So, what’s with that exquisitely rendered scene from Star Trek: The Motion Picture on the front page? That’s the beginning of a new interim project I’m calling TMP:Redux. It’s something to tide us all over while the next original comic storyline is being worked on. Mixing what we saw on screen with concepts from Roddenberry’s novelization of the film, I’m attempting to create an ending for The Motion Picture that I think makes more dramatic sense. Part of that means recasting Decker. Besides the fact that Stephen Collins the man is fucking gross, as an actor he’s also terribly bland with all the emotional impact and sex appeal of an over-cooked lima bean. I replaced him with Glynn Turman, a much more attractive and dynamic actor who is the same age as Collins and also did much of his work in the 70s and 80s.
There’s going to be a lot of changes besides just the visual, but I don’t want to ruin the surprise. Even though The Motion Picture is a polarizing film with most fans considering it a slow-moving mess, there are many, like myself, who really dig it. To those who hold the film sacrosanct, know that I do love it. That’s why I want to play with it. Shitty things you hate just aren’t worth the effort.
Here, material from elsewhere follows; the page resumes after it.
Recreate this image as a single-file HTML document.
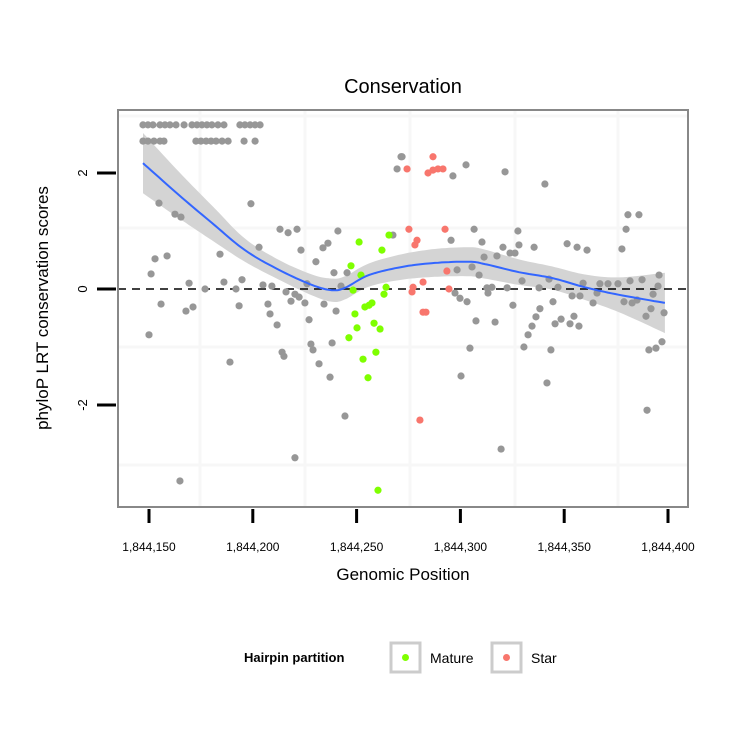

For the rest of you, maybe this will give you a new appreciation of the slow-moving mess.
Otto, Browne is too ugly compared to Turman, and he’s a bit overrated anyway.
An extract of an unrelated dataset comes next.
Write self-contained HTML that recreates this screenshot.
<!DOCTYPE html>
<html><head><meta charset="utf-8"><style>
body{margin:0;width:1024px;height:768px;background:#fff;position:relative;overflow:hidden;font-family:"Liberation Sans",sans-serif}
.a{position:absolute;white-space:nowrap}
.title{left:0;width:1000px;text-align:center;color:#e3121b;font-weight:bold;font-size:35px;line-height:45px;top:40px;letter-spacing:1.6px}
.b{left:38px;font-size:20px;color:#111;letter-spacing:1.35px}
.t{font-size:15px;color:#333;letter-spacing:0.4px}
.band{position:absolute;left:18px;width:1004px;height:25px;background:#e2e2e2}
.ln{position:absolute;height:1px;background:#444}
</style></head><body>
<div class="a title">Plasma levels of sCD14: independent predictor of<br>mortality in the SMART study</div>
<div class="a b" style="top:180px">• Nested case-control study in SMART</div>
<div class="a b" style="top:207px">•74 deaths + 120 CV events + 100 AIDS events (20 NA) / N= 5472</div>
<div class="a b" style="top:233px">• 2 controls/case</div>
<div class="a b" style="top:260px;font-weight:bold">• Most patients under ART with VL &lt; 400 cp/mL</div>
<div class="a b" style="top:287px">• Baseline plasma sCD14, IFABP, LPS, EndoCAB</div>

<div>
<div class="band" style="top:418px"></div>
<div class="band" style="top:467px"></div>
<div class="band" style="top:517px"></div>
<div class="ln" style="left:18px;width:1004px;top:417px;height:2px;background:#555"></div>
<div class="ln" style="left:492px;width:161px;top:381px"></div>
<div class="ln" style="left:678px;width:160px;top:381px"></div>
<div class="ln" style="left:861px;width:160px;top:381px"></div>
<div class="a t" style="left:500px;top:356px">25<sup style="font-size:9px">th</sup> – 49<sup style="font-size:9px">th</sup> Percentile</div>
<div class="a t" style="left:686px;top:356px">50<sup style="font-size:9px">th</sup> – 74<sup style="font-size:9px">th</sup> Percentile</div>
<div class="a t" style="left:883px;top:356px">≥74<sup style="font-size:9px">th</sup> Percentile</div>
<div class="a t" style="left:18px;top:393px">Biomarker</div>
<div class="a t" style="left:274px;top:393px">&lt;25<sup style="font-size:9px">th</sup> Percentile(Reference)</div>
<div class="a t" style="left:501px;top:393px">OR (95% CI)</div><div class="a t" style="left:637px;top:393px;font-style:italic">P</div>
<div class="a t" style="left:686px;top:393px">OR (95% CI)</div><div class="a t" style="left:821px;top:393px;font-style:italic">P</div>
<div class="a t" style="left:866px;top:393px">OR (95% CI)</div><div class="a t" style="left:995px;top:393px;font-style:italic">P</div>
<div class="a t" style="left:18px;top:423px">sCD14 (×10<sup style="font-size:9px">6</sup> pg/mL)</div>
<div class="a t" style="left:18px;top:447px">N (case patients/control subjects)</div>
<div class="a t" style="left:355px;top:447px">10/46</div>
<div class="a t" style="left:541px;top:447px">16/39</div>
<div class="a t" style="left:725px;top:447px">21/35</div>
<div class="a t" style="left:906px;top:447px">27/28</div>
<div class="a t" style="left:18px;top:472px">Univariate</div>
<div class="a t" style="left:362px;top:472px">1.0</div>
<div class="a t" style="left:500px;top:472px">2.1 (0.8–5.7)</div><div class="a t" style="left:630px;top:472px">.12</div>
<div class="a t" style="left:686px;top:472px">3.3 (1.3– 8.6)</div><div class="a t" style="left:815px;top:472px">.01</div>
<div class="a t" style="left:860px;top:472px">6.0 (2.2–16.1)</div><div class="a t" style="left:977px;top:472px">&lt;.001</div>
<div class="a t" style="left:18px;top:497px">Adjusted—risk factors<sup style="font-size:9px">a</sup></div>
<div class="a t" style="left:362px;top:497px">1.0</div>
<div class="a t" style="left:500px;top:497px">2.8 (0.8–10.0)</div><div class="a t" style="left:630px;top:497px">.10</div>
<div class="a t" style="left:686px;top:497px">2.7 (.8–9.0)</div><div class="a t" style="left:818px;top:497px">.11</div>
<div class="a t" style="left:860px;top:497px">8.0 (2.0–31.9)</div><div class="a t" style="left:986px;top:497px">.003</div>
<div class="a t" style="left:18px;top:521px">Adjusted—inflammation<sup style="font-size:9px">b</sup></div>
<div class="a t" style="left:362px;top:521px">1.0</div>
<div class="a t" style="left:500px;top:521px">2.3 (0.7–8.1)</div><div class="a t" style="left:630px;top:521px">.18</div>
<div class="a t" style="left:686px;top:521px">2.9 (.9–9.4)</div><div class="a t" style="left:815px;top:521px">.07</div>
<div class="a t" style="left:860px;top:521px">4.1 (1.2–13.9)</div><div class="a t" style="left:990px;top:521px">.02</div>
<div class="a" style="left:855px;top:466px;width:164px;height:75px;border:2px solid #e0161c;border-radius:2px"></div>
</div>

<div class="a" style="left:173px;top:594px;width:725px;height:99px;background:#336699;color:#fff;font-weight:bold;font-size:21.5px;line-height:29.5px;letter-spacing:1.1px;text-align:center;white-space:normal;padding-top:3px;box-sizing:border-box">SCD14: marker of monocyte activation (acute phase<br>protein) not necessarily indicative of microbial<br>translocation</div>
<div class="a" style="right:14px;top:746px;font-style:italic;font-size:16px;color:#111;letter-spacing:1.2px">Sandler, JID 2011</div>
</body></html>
I might check this out, but I think that getting rid of Collins is the least of this movie’s worries; the story that should’ve been told on screen, Planet Of The Titans, is worlds better than that of The Motion Picture, which is still (IMHO) a big bowl of watery tasteless slop (flying through sections of alien starship just to reach an old late 20th/early 21st century probe from Earth that had been converted to be…a giant ship is not entertainment, no matter how people want to spin it [hey, if people still want to blast Suicide Squad, I can blast this movie-at least Suicide Squad was entertaining, and it earned a ton of money at the box office for that very same reason, popular failure or not.]) The movie tries to be like 2001: A Space Odyssey, but it doesn’t work in any way like that classic at all, and it proves (unfortunately) that Gene Roddenberry was past his prime, and then some when he wrote the script and the novelization of the script.
I really like your sketch of Bones! I know you have all sorts of different story ideas and plans, but it makes wish “what happened to McCoy in those first few years after he was ‘drafted'” is part of it.
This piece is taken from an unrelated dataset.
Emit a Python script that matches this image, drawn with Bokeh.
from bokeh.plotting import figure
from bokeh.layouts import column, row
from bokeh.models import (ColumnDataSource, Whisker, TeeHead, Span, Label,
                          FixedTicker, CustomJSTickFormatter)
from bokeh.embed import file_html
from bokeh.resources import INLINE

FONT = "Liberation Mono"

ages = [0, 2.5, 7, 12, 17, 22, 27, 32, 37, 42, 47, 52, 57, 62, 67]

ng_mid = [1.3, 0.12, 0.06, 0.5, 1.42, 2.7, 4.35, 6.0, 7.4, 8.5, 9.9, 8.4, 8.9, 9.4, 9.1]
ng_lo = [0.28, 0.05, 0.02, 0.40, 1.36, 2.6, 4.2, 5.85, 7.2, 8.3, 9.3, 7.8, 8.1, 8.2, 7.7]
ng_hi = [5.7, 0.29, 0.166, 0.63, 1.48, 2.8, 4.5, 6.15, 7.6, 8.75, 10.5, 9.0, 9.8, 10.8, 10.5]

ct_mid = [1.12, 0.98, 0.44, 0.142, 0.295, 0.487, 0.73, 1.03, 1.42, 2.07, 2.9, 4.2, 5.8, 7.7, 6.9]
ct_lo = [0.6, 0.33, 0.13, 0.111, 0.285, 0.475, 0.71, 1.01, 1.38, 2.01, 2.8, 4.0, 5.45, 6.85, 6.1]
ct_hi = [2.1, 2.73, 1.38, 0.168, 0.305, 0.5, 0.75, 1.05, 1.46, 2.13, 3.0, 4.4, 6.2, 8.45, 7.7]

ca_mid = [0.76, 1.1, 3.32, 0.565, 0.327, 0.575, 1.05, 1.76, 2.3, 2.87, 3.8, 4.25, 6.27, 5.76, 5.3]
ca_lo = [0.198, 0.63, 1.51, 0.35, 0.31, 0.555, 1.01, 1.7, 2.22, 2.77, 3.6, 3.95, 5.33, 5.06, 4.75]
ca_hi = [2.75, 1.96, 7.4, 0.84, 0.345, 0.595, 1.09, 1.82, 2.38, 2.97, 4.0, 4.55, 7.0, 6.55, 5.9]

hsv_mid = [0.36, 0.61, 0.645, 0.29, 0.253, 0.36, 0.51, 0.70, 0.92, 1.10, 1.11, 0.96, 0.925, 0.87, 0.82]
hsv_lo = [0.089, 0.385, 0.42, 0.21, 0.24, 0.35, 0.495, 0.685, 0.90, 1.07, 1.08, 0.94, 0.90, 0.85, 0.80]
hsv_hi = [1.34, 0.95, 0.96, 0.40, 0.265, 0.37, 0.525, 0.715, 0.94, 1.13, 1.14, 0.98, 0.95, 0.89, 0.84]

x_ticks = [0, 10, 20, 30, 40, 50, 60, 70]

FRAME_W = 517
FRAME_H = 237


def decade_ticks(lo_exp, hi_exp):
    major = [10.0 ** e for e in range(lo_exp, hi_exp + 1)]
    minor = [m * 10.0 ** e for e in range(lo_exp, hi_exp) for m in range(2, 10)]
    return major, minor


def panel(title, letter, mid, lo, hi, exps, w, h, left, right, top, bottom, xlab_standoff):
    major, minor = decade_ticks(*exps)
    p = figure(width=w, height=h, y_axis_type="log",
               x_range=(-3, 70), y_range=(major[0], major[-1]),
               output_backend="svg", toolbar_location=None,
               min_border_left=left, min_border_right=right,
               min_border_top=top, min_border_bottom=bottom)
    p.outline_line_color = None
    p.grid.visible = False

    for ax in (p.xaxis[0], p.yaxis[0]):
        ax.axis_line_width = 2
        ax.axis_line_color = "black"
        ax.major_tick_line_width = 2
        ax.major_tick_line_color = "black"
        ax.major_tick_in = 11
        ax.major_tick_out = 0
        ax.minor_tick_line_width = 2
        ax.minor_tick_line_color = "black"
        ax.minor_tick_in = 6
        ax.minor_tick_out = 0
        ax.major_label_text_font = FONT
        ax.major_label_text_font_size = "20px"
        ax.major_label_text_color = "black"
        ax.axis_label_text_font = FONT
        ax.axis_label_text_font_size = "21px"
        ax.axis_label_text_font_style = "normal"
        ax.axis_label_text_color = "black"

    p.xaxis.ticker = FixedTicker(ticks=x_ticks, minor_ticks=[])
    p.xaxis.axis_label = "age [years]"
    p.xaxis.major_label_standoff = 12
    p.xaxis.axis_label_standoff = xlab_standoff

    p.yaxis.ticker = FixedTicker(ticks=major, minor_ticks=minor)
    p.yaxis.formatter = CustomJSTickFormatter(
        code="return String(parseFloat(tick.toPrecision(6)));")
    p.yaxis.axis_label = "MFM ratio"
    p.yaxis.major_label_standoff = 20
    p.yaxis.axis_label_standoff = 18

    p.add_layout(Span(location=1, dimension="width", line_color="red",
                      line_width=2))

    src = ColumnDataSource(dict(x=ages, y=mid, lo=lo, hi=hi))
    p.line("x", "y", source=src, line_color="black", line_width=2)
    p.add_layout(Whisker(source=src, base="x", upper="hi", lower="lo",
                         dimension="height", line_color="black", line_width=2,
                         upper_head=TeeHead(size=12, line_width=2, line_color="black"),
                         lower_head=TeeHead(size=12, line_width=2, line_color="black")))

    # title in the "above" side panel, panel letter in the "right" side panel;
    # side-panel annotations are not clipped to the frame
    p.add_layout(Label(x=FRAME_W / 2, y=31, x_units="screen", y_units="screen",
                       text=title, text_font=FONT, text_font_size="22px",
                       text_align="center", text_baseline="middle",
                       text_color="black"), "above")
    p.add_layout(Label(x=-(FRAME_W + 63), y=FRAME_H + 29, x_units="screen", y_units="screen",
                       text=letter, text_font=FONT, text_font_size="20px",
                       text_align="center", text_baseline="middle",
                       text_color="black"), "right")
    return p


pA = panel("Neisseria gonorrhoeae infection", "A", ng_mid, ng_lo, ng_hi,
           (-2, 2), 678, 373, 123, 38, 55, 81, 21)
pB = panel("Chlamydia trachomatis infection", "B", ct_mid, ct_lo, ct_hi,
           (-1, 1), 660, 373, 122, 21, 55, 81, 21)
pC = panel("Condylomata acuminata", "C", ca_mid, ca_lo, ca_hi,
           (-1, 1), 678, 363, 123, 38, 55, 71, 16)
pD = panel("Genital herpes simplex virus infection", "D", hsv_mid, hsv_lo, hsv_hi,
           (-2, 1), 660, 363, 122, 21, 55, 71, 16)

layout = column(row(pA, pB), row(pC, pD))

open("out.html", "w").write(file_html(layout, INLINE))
Looking forward to this. I too have a love-hate relationship with TMP and booting Collins is an A+ move.
I still think this is an odd source to choose to work from, but I’m looking forward to seeing how you fix it. Because it does need a lot of fixing. Replacing Collins is a great start.
Also, your Kirk sketch looks a bit like Christopher Walken, which I heartily approve of. 😉
Good morning!
Just occurred to me, given what happens to Decker at the end of TMP, might they have wanted to cast a “disposable” actor?
Looking at the casting sheets for both Phase II and TMP Deckers they were all the same kind of meh. Whatever the reason Collins was chosen, I wouldn’t want to draw a hair on his head considering his admitted past.
I hear ya, and if you have to retcast Matt, I nominate Roscoe Lee Browne.